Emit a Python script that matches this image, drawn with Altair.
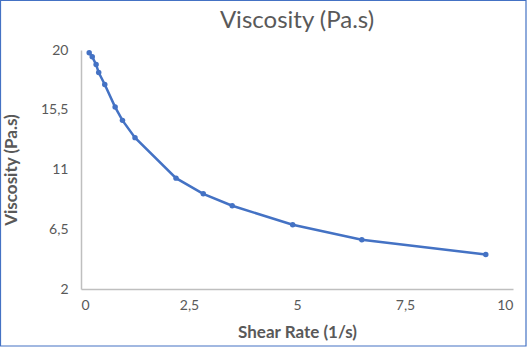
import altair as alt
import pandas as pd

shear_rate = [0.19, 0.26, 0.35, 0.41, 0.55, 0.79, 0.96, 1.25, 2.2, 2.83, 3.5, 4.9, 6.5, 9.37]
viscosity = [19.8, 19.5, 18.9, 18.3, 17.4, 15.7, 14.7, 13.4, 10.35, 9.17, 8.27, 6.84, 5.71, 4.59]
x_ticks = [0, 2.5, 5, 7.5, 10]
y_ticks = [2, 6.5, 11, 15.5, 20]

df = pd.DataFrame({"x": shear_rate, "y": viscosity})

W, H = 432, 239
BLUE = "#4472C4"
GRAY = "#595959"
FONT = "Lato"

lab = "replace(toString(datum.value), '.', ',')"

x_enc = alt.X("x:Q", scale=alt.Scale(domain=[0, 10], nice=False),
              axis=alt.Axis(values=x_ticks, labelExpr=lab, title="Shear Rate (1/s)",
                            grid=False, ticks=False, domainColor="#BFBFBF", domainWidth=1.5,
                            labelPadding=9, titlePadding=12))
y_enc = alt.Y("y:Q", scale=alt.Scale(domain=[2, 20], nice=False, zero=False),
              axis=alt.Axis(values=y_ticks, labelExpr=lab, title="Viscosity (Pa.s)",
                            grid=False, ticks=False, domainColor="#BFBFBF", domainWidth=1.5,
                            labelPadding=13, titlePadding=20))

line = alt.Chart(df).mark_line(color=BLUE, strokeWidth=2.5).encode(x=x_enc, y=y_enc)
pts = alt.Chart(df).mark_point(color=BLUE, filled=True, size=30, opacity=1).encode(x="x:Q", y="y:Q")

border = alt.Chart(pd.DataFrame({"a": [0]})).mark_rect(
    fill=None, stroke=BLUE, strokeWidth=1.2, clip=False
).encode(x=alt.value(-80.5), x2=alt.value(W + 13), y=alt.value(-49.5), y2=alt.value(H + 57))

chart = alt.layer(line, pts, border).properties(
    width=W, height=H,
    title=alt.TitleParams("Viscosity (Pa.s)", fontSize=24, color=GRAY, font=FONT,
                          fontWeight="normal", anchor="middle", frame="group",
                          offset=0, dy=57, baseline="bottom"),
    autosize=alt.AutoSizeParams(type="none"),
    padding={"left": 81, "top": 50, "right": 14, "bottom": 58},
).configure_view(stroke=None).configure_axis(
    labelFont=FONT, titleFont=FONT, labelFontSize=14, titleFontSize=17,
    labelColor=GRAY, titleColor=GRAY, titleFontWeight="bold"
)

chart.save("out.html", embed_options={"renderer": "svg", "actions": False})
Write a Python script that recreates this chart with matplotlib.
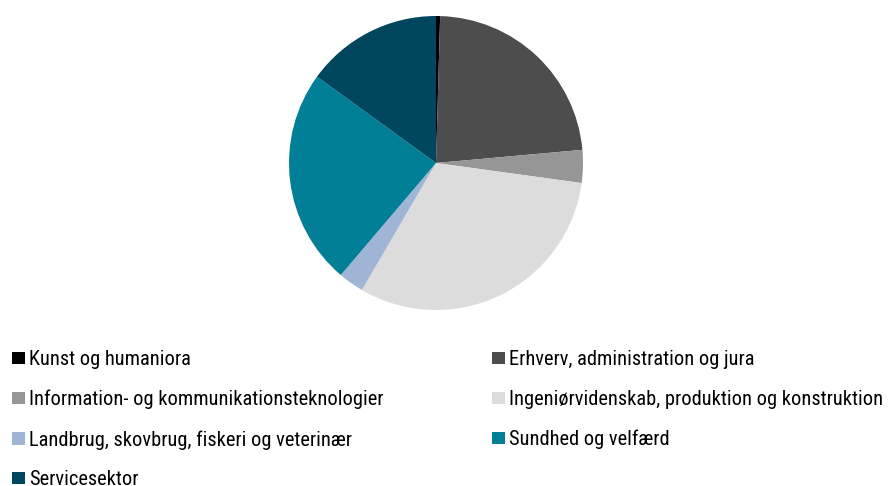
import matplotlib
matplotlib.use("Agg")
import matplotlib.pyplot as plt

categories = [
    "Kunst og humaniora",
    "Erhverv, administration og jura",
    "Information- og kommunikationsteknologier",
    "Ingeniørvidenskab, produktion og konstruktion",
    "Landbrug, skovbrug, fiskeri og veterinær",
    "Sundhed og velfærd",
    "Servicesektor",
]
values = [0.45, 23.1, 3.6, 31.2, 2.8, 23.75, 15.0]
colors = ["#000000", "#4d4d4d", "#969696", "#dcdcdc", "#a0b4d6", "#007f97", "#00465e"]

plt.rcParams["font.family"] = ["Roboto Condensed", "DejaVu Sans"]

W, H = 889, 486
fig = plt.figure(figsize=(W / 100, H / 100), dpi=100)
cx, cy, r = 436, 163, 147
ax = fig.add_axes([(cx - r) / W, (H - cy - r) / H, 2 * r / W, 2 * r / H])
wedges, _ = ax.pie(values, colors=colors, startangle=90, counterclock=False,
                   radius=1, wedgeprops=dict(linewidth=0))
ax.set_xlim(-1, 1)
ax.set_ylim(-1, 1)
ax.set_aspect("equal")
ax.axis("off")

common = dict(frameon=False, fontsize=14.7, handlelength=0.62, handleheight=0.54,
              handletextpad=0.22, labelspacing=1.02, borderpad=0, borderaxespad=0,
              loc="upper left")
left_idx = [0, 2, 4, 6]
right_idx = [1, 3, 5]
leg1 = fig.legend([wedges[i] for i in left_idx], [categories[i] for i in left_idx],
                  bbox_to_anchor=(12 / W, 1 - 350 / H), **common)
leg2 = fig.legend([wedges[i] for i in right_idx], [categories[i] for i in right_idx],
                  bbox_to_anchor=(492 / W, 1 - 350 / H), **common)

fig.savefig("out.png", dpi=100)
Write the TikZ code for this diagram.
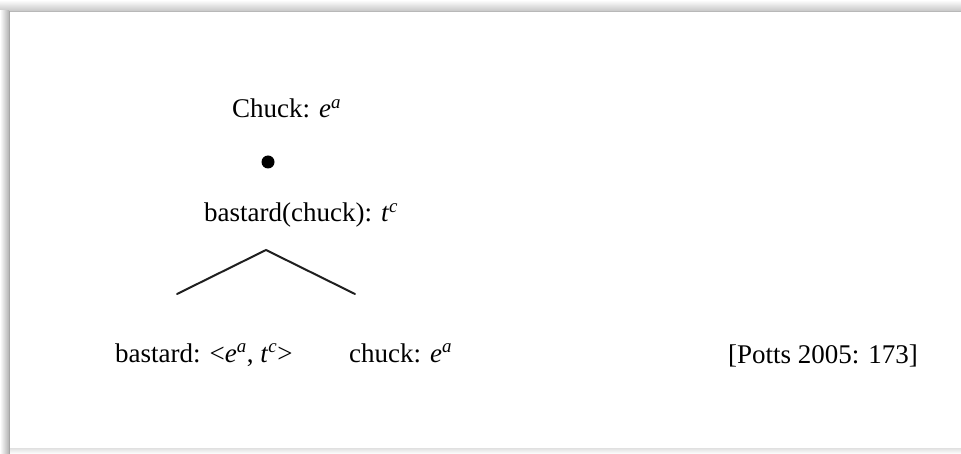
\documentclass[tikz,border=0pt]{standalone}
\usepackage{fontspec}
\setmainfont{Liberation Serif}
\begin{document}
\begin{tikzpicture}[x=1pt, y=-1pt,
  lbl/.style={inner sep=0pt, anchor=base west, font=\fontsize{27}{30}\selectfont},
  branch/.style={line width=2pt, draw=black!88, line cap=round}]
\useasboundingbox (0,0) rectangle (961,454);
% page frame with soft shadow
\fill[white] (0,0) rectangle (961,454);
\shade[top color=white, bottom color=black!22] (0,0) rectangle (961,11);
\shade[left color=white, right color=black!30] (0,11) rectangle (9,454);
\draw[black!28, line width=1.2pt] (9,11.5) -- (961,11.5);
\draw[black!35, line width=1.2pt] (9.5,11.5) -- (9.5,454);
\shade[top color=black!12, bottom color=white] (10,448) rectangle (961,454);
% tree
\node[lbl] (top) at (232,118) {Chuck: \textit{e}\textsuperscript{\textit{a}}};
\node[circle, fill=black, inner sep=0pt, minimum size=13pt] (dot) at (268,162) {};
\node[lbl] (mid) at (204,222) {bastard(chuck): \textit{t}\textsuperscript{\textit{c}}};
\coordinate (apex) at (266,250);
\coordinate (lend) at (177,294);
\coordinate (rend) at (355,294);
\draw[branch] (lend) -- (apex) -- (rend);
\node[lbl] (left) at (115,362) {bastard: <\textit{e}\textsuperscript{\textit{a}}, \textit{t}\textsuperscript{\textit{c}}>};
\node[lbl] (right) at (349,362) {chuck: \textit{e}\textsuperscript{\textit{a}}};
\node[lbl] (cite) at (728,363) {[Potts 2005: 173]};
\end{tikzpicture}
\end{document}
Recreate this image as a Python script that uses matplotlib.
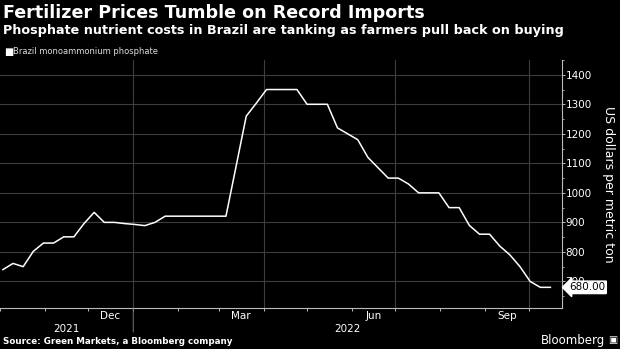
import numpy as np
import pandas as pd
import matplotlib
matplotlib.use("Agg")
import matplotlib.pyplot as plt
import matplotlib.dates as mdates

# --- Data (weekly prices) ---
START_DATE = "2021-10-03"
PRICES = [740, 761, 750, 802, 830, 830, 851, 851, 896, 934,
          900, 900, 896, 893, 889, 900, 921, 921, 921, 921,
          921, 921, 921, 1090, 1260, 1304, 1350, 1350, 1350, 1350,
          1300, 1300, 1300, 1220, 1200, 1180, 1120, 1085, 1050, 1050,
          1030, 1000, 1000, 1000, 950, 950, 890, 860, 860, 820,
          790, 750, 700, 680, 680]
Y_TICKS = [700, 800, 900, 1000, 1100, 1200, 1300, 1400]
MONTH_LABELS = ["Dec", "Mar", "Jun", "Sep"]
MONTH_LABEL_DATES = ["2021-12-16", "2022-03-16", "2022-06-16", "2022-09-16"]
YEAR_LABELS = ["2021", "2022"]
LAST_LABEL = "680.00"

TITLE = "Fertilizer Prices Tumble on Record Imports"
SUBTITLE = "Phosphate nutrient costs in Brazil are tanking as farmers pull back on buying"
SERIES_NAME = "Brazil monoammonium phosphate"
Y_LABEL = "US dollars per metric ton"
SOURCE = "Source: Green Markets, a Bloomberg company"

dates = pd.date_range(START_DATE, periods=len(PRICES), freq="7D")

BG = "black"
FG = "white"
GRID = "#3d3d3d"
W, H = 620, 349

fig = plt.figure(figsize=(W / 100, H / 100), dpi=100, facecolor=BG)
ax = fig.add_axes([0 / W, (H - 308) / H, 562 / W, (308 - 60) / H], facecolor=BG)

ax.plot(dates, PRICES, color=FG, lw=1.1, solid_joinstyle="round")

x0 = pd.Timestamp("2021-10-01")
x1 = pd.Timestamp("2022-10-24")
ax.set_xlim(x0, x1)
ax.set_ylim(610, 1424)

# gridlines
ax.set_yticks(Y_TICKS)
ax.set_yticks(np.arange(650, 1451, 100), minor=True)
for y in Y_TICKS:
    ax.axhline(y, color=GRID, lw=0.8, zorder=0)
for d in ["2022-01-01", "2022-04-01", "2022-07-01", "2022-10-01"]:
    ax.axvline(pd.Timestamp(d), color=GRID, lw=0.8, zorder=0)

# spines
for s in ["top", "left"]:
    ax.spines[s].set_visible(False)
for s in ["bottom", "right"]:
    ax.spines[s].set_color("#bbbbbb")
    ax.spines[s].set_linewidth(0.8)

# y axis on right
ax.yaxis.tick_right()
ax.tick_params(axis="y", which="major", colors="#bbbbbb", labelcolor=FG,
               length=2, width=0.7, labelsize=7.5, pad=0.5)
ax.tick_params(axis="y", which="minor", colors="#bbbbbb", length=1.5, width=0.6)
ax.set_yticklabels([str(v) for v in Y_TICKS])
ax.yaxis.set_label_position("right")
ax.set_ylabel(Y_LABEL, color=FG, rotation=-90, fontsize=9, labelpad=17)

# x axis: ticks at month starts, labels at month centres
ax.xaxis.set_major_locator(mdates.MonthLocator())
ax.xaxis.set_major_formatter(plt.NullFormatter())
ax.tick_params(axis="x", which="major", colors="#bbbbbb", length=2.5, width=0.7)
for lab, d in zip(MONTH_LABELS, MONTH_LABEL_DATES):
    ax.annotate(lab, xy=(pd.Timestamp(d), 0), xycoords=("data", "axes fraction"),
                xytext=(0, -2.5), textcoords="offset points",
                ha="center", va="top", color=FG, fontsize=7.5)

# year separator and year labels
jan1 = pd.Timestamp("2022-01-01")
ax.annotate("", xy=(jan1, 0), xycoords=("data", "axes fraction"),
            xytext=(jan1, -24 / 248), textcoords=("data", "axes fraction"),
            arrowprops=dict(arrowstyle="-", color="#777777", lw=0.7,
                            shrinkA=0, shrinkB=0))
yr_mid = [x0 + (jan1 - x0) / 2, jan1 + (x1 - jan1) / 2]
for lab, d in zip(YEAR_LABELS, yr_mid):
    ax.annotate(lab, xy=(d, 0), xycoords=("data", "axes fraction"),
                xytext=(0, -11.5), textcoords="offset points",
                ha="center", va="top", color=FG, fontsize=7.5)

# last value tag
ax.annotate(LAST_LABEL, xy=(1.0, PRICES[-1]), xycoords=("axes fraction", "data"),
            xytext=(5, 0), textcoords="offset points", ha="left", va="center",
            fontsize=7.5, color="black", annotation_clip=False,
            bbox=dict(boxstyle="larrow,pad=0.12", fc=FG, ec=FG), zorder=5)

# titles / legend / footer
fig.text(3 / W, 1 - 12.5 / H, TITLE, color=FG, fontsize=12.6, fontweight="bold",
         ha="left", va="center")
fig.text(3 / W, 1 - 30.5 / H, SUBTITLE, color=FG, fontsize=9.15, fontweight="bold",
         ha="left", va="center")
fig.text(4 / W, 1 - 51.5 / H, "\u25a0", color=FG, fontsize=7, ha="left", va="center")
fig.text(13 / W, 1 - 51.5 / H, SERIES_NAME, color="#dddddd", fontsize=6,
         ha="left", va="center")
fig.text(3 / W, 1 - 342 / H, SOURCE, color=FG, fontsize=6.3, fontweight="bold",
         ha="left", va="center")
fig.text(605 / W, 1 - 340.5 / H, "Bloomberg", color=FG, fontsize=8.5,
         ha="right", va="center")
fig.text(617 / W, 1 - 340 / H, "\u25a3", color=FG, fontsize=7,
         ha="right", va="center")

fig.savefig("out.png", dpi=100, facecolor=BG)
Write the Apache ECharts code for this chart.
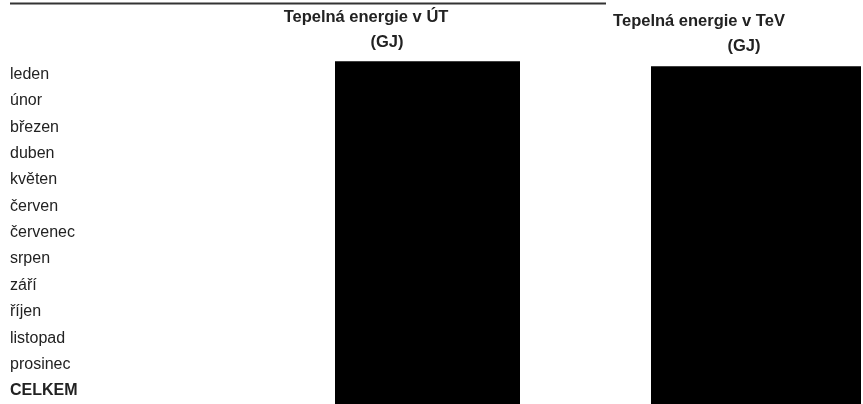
────────────────────────────────────────
§ **TO BE DONE**: Above are some records; quote exactly and only the lines that begin at the line containing "Recreate this image" and stop after the line containing "import matplotlib.dates as mdates", leaving out the pictures.

§ **SOLUTION TO THIS TASK**:
Recreate this image as a Python script that uses matplotlib.
import numpy as np
import pandas as pd
import matplotlib
matplotlib.use("Agg")
import matplotlib.pyplot as plt
import matplotlib.dates as mdates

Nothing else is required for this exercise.